Starting at the line containing "Output the Python" and ending at the line containing "pw, ph = W - L - R, H - T - B", reproduce each line exactly as written, with both end lines included and all pictures omitted.

___

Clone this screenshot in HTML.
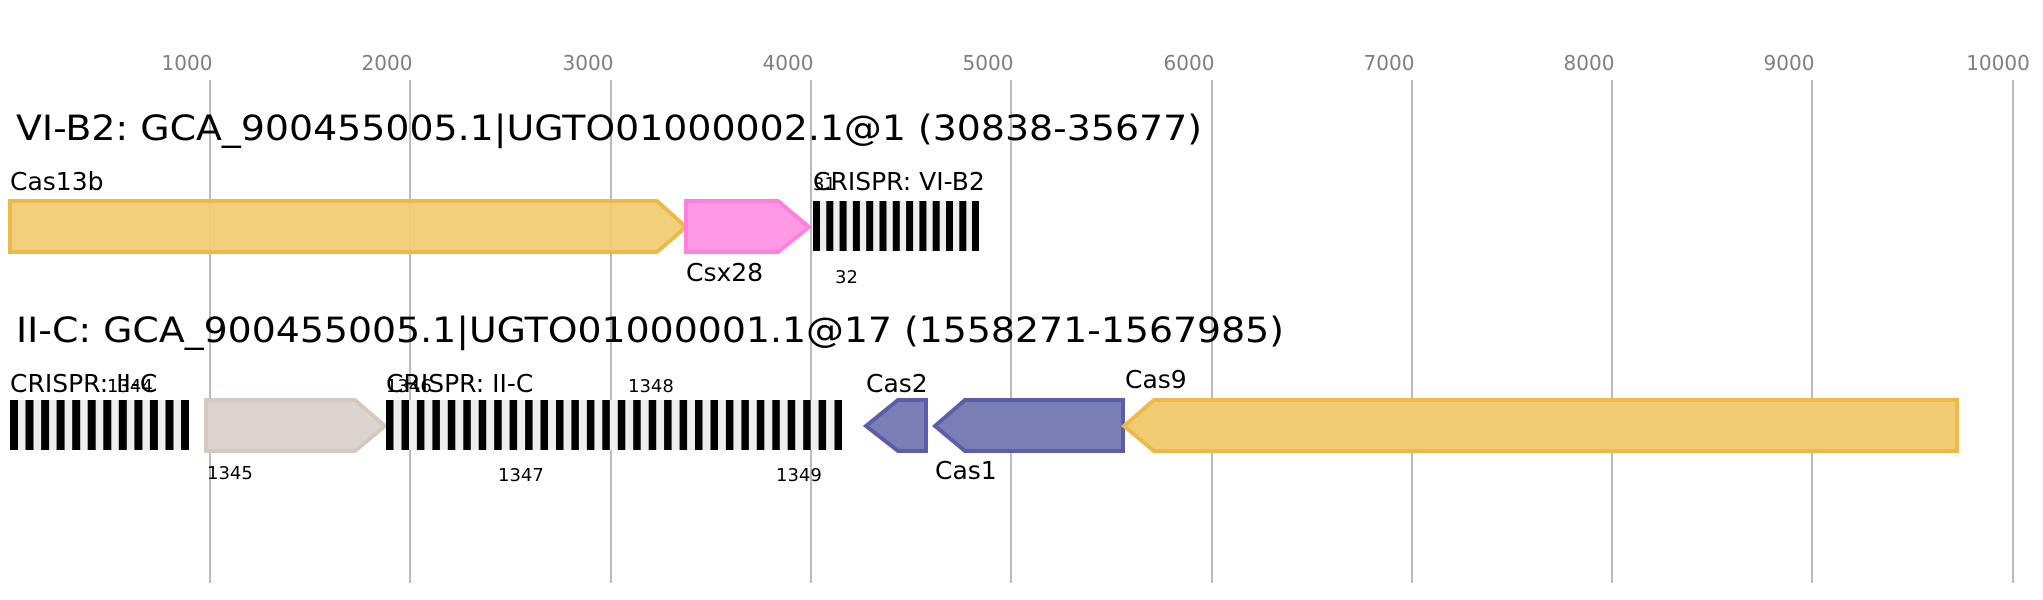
<!DOCTYPE html>
<html><head><meta charset="utf-8"><style>
html,body{margin:0;padding:0;background:#fff;}
svg{display:block;font-family:"DejaVu Sans","Liberation Sans",sans-serif;}
</style></head><body>
<svg width="2043" height="600" viewBox="0 0 2043 600" xmlns="http://www.w3.org/2000/svg">
<g stroke="#bbb" stroke-width="2">
<line x1="210" y1="80" x2="210" y2="583"/><line x1="410" y1="80" x2="410" y2="583"/>
<line x1="611" y1="80" x2="611" y2="583"/><line x1="811" y1="80" x2="811" y2="583"/>
<line x1="1011" y1="80" x2="1011" y2="583"/><line x1="1212" y1="80" x2="1212" y2="583"/>
<line x1="1412" y1="80" x2="1412" y2="583"/><line x1="1612" y1="80" x2="1612" y2="583"/>
<line x1="1812" y1="80" x2="1812" y2="583"/><line x1="2013" y1="80" x2="2013" y2="583"/>
</g>
<g fill="#808080" font-size="20" text-anchor="middle">
<text x="187" y="70">1000</text><text x="387" y="70">2000</text><text x="588" y="70">3000</text>
<text x="788" y="70">4000</text><text x="988" y="70">5000</text><text x="1189" y="70">6000</text>
<text x="1389" y="70">7000</text><text x="1589" y="70">8000</text><text x="1789" y="70">9000</text>
<text x="1998" y="70">10000</text>
</g>
<text x="16" y="140" font-size="35" textLength="1186" lengthAdjust="spacingAndGlyphs">VI-B2: GCA_900455005.1|UGTO01000002.1@1 (30838-35677)</text>
<text x="16" y="342" font-size="35" textLength="1268" lengthAdjust="spacingAndGlyphs">II-C: GCA_900455005.1|UGTO01000001.1@17 (1558271-1567985)</text>

<!-- row 1 -->
<polygon points="10,201 657,201 686,227 657,252 10,252" fill="#f1cc74" fill-opacity="0.95" stroke="#eeba47" stroke-width="4"/>
<polygon points="686,201 778,201 809,227 778,252 686,252" fill="#ff99e6" stroke="#ff80de" stroke-width="4"/>
<rect x="813" y="201" width="166" height="50" fill="#eee"/>
<text x="10" y="190" font-size="25">Cas13b</text>
<text x="686" y="281" font-size="25">Csx28</text>
<text x="813" y="190" font-size="25">CRISPR: VI-B2</text>
<text x="813" y="190" font-size="18">31</text>
<text x="835" y="283" font-size="18">32</text>

<!-- row 2 -->
<rect x="10" y="400" width="179" height="50" fill="#eee"/>
<polygon points="206,400 355,400 385,426 355,451 206,451" fill="#dbd4cf" stroke="#d5c8c0" stroke-width="4"/>
<rect x="386" y="400" width="456" height="50" fill="#eee"/>
<polygon points="926,400 898,400 866,426 898,451 926,451" fill="#7b7db5" stroke="#5a5ea8" stroke-width="4"/>
<polygon points="1123,400 965,400 935,426 965,451 1123,451" fill="#7b7db5" stroke="#5a5ea8" stroke-width="4"/>
<polygon points="1957,400 1154,400 1124,426 1154,451 1957,451" fill="#f1cc74" stroke="#eeba47" stroke-width="4"/>
<text x="10" y="392" font-size="25">CRISPR: II-C</text>
<text x="107" y="392" font-size="18">1344</text>
<text x="207" y="479" font-size="18">1345</text>
<text x="386" y="392" font-size="25">CRISPR: II-C</text>
<text x="386" y="392" font-size="18">1346</text>
<text x="498" y="481" font-size="18">1347</text>
<text x="628" y="392" font-size="18">1348</text>
<text x="776" y="481" font-size="18">1349</text>
<text x="866" y="392" font-size="25">Cas2</text>
<text x="935" y="479" font-size="25">Cas1</text>
<text x="1125" y="388" font-size="25">Cas9</text>

<!-- stripes -->
<g fill="#000">
<rect x="813" y="201" width="7" height="50"/><rect x="826.3" y="201" width="7" height="50"/><rect x="839.6" y="201" width="7" height="50"/><rect x="852.9" y="201" width="7" height="50"/><rect x="866.2" y="201" width="7" height="50"/><rect x="879.5" y="201" width="7" height="50"/><rect x="892.8" y="201" width="7" height="50"/><rect x="906.1" y="201" width="7" height="50"/><rect x="919.4" y="201" width="7" height="50"/><rect x="932.7" y="201" width="7" height="50"/><rect x="946" y="201" width="7" height="50"/><rect x="959.3" y="201" width="7" height="50"/><rect x="972" y="201" width="7" height="50"/>

<rect x="10" y="400" width="8" height="50"/><rect x="25.5" y="400" width="8" height="50"/><rect x="41.1" y="400" width="8" height="50"/><rect x="56.6" y="400" width="8" height="50"/><rect x="72.2" y="400" width="8" height="50"/><rect x="87.7" y="400" width="8" height="50"/><rect x="103.3" y="400" width="8" height="50"/><rect x="118.8" y="400" width="8" height="50"/><rect x="134.4" y="400" width="8" height="50"/><rect x="149.9" y="400" width="8" height="50"/><rect x="165.5" y="400" width="8" height="50"/><rect x="181" y="400" width="8" height="50"/>

<rect x="386" y="400" width="7.5" height="50"/><rect x="401.5" y="400" width="7.5" height="50"/><rect x="416.9" y="400" width="7.5" height="50"/><rect x="432.4" y="400" width="7.5" height="50"/><rect x="447.8" y="400" width="7.5" height="50"/><rect x="463.3" y="400" width="7.5" height="50"/><rect x="478.7" y="400" width="7.5" height="50"/><rect x="494.2" y="400" width="7.5" height="50"/><rect x="509.6" y="400" width="7.5" height="50"/><rect x="525.1" y="400" width="7.5" height="50"/><rect x="540.5" y="400" width="7.5" height="50"/><rect x="556" y="400" width="7.5" height="50"/><rect x="571.4" y="400" width="7.5" height="50"/><rect x="586.9" y="400" width="7.5" height="50"/><rect x="602.3" y="400" width="7.5" height="50"/><rect x="617.8" y="400" width="7.5" height="50"/><rect x="633.2" y="400" width="7.5" height="50"/><rect x="648.7" y="400" width="7.5" height="50"/><rect x="664.1" y="400" width="7.5" height="50"/><rect x="679.6" y="400" width="7.5" height="50"/><rect x="695" y="400" width="7.5" height="50"/><rect x="710.5" y="400" width="7.5" height="50"/><rect x="725.9" y="400" width="7.5" height="50"/><rect x="741.4" y="400" width="7.5" height="50"/><rect x="756.8" y="400" width="7.5" height="50"/><rect x="772.3" y="400" width="7.5" height="50"/><rect x="787.7" y="400" width="7.5" height="50"/><rect x="803.2" y="400" width="7.5" height="50"/><rect x="818.6" y="400" width="7.5" height="50"/><rect x="834.5" y="400" width="7.5" height="50"/>
</g>
</svg>
</body></html>
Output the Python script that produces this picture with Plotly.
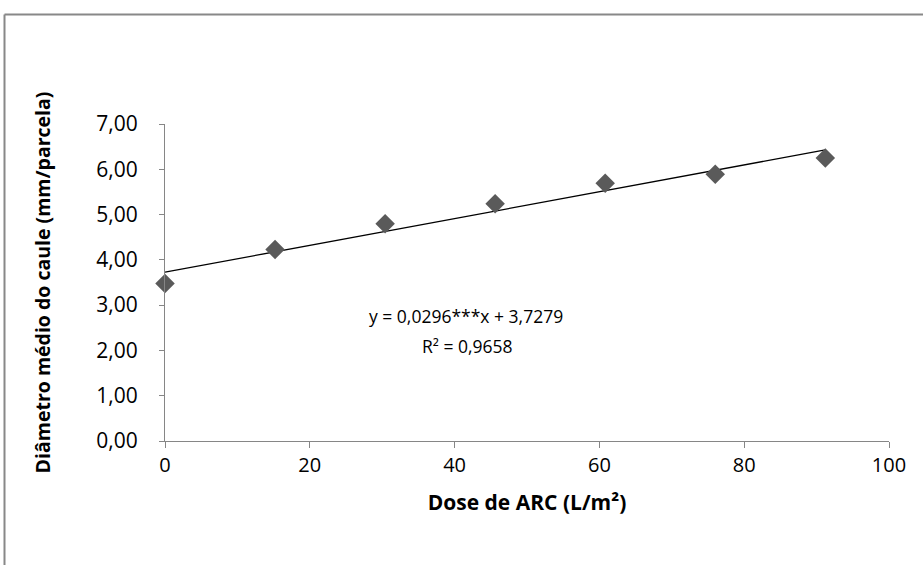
import plotly.graph_objects as go

# Data
dose = [0, 15.2, 30.4, 45.6, 60.8, 76.0, 91.2]
diametro = [3.48, 4.23, 4.80, 5.24, 5.69, 5.89, 6.25]
slope = 0.0296
intercept = 3.7279
r2_text = "R² = 0,9658"
eq_text = "y = 0,0296***x + 3,7279"
x_ticks = [0, 20, 40, 60, 80, 100]
y_ticks = [0, 1, 2, 3, 4, 5, 6, 7]
y_tick_labels = ["0,00", "1,00", "2,00", "3,00", "4,00", "5,00", "6,00", "7,00"]

trend_x = [dose[0], dose[-1]]
trend_y = [intercept + slope * v for v in trend_x]

FONT = "Open Sans"
W, H = 923, 565
L, R, T, B = 165, 34, 124, 124
pw, ph = W - L - R, H - T - B


def px(xp):  # pixel -> paper x
    return (xp - L) / pw


def py(yp):  # pixel -> paper y
    return 1 - (yp - T) / ph


fig = go.Figure()
fig.add_trace(go.Scatter(x=trend_x, y=trend_y, mode="lines",
                         line=dict(color="#000000", width=1.3),
                         hoverinfo="skip", showlegend=False))
fig.add_trace(go.Scatter(x=dose, y=diametro, mode="markers",
                         marker=dict(symbol="diamond", size=15, color="#5a5a5a",
                                     line=dict(width=0)),
                         showlegend=False, cliponaxis=False))

fig.add_annotation(x=px(466), y=py(316), xref="paper", yref="paper", text=eq_text,
                   xanchor="center", yanchor="middle", showarrow=False,
                   font=dict(family=FONT, size=17.5, color="#000"))
fig.add_annotation(x=px(467), y=py(346), xref="paper", yref="paper", text=r2_text,
                   xanchor="center", yanchor="middle", showarrow=False,
                   font=dict(family=FONT, size=17.5, color="#000"))

# outer chart frame (only left and top visible)
frame_col = "#888888"
fig.add_shape(type="line", xref="paper", yref="paper", x0=px(4.5), x1=px(4.5),
              y0=py(14.5), y1=py(620), line=dict(color=frame_col, width=2))
fig.add_shape(type="line", xref="paper", yref="paper", x0=px(4.5), x1=px(980),
              y0=py(14.5), y1=py(14.5), line=dict(color=frame_col, width=2))

fig.update_layout(
    width=W, height=H,
    margin=dict(l=L, r=R, t=T, b=B),
    paper_bgcolor="white", plot_bgcolor="white",
    font=dict(family=FONT, size=17, color="#000"),
    xaxis=dict(range=[0, 100], tickvals=x_ticks, showgrid=False, zeroline=False,
               showline=True, linecolor="#868686", linewidth=1,
               ticks="outside", ticklen=6, tickcolor="#868686",
               tickfont=dict(family=FONT, size=20),
               title=dict(text="<b>Dose de ARC (L/m²)</b>", font=dict(family=FONT, size=21),
                          standoff=18)),
    yaxis=dict(range=[0, 7], tickvals=y_ticks, ticktext=y_tick_labels, showgrid=False,
               zeroline=False, showline=True, linecolor="#868686", linewidth=1,
               ticks="outside", ticklen=5, tickcolor="#868686",
               tickfont=dict(family=FONT, size=21), ticklabelstandoff=17,
               title=dict(text="<b>Diâmetro médio do caule (mm/parcela)</b>",
                          font=dict(family=FONT, size=19.5), standoff=40)),
)

fig.write_html("out.html", config={"displayModeBar": False},
               post_script="document.body.style.margin='0';")
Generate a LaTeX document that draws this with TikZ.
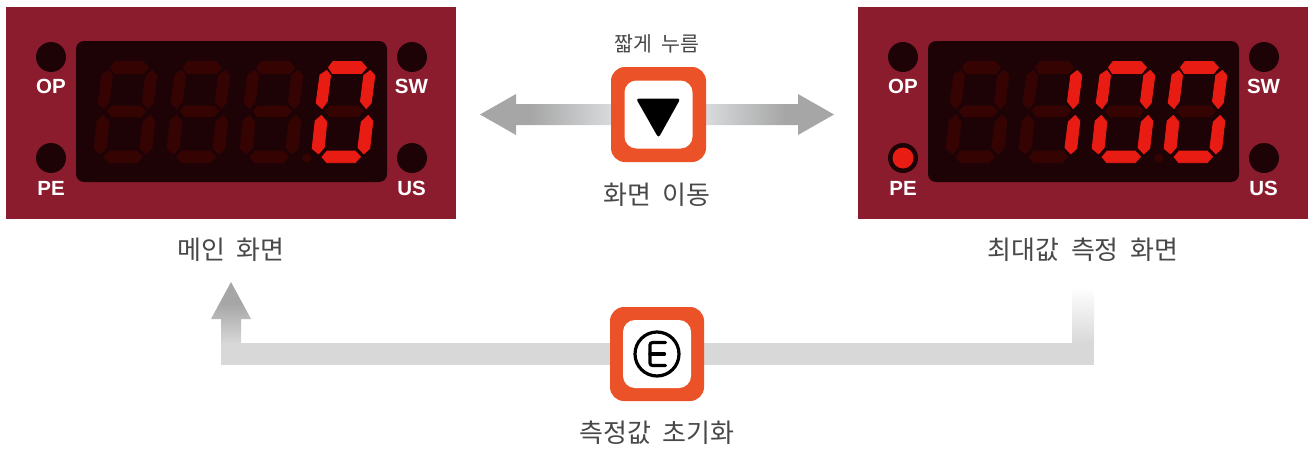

___

### Response
Output the Python script that produces this picture with Plotly.
import plotly.graph_objects as go

# Data
dose = [0, 15.2, 30.4, 45.6, 60.8, 76.0, 91.2]
diametro = [3.48, 4.23, 4.80, 5.24, 5.69, 5.89, 6.25]
slope = 0.0296
intercept = 3.7279
r2_text = "R² = 0,9658"
eq_text = "y = 0,0296***x + 3,7279"
x_ticks = [0, 20, 40, 60, 80, 100]
y_ticks = [0, 1, 2, 3, 4, 5, 6, 7]
y_tick_labels = ["0,00", "1,00", "2,00", "3,00", "4,00", "5,00", "6,00", "7,00"]

trend_x = [dose[0], dose[-1]]
trend_y = [intercept + slope * v for v in trend_x]

FONT = "Open Sans"
W, H = 923, 565
L, R, T, B = 165, 34, 124, 124
pw, ph = W - L - R, H - T - B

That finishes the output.